Some zircons show cathodoluminescence and thermoluminescence but the responses are not usually valuable in gemmological testing. Intermediate types may give an orange incandescence in a Bunsen flame – thorium has
been suggested as the cause. Neutron irradiation of yellow crystals causes their colour to change to bright green (the colour of metamict zircon).
Subjecting zircon to any form of irradiation may cause them to discolour. This is especially true of the colourless and blue specimens whose colour has been arrived at by heating. Though gemmologists speak of colour fading
this is, like so many other pronouncements, incorrect; dark patches appear in the stone and spread as the treatment continues. Heating usually restores their original appearance though not, it can be imagined until
some heart-searching has taken place.
Both the low and intermediate zircons when heated to about 1450 °C may achieve an SG of 4.7 with high-type RIs and sharper absorption lines. Heating the reddish brown Indo-Chinese crystals gives blue, colourless or yellow specimens according to whether or not an oxidizing atmosphere is employed. Colourless and sky-blue zircons need
reducing conditions while golden yellow colours are achieved in oxidizing conditions. Gem zircon is usually the high type. The best account of treatment can be found in Nassau, Gemstone Enhancement, second edition, Butterworth Heinemann, Oxford, 1994; ISBN 0750617977. Nassau reminds readers that many references to the
methods used in heating zircon can be found in Eppler, Das Geheimnis des Zircons, in Goldschmiede Zeitung 51, 531 (1936) and by Buckingham in the Journal of Gemmology 2, 177 (1950).

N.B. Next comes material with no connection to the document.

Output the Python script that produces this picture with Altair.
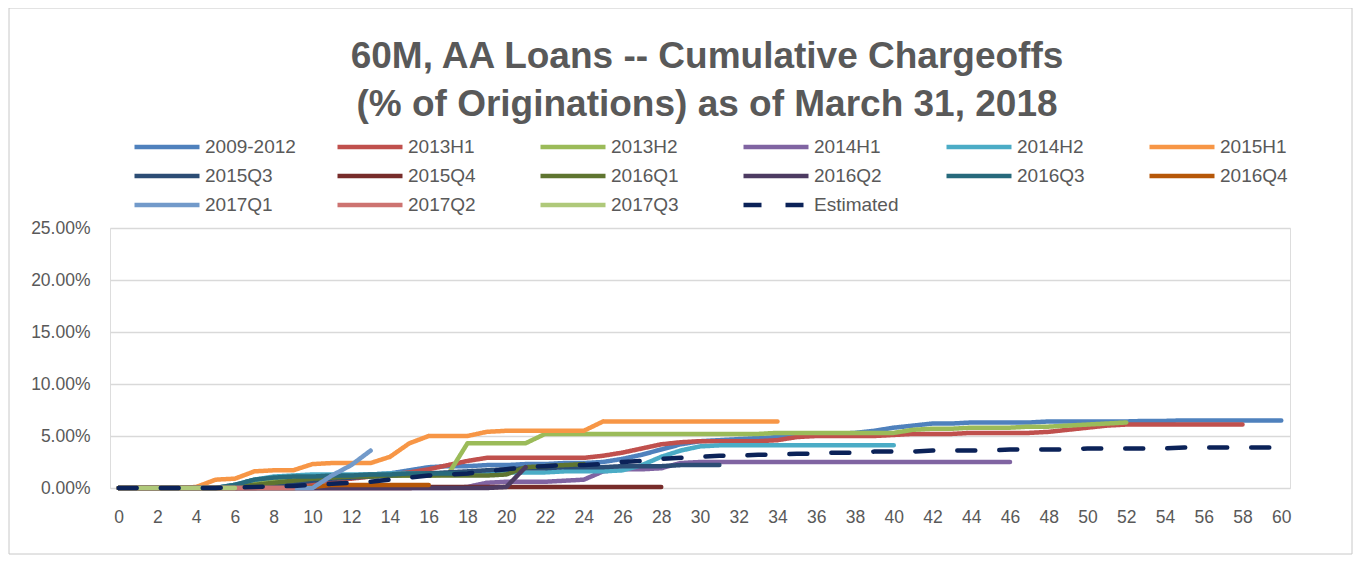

Metamict zircon shows the most characteristic inclusions. Most prominent are tension fissures meeting at an angle of 57°5 and probably due to the degeneration process. They echo the original crystal’s prism and
dipyramidal faces. Also due to isotropization are disc-shaped tension fissures. Unequal isotropization may give rise to parallel stripes which also suggest tetragonal form (Figure 7.3). Ilmenite may be found in fractures
and some healing fissures are reported.
Zircon is unusually common and widely distributed though most gem crystals occur in the gem gravels of Sri Lanka and some are found in the Mogok area of Myanmar and in Nigeria. The red zircon of Expailly, Auvergne, France, has already been mentioned. Gem crystals in a variety of colours and sizes have been found in the Mud Tank area of the Harts Range, Northern Territory, Australia. These crystals appear to have undergone
less structural damage than the Sri Lankan material. Fine crystals are reported from Slyudanka, Irkutsk Oblast, Russia, and from Seiland Is., Alta Fjord, northern Norway; this area has produced beautiful orange crystals
up to 2.5 inches in length.
The gem zircon locations in South-east Asia include the Pailin districtof Kampuchea and the Chiang Mai district, Thailand. The zircon producing sites overlap political boundaries in many cases so that names can be hard to locate. In all cases material is sent to Bangkok for fashioning.
Reddish brown zircon is reported from decomposed alkali basalts near Jemaal Kaduna, Nigeria. This is a source of fine crystals.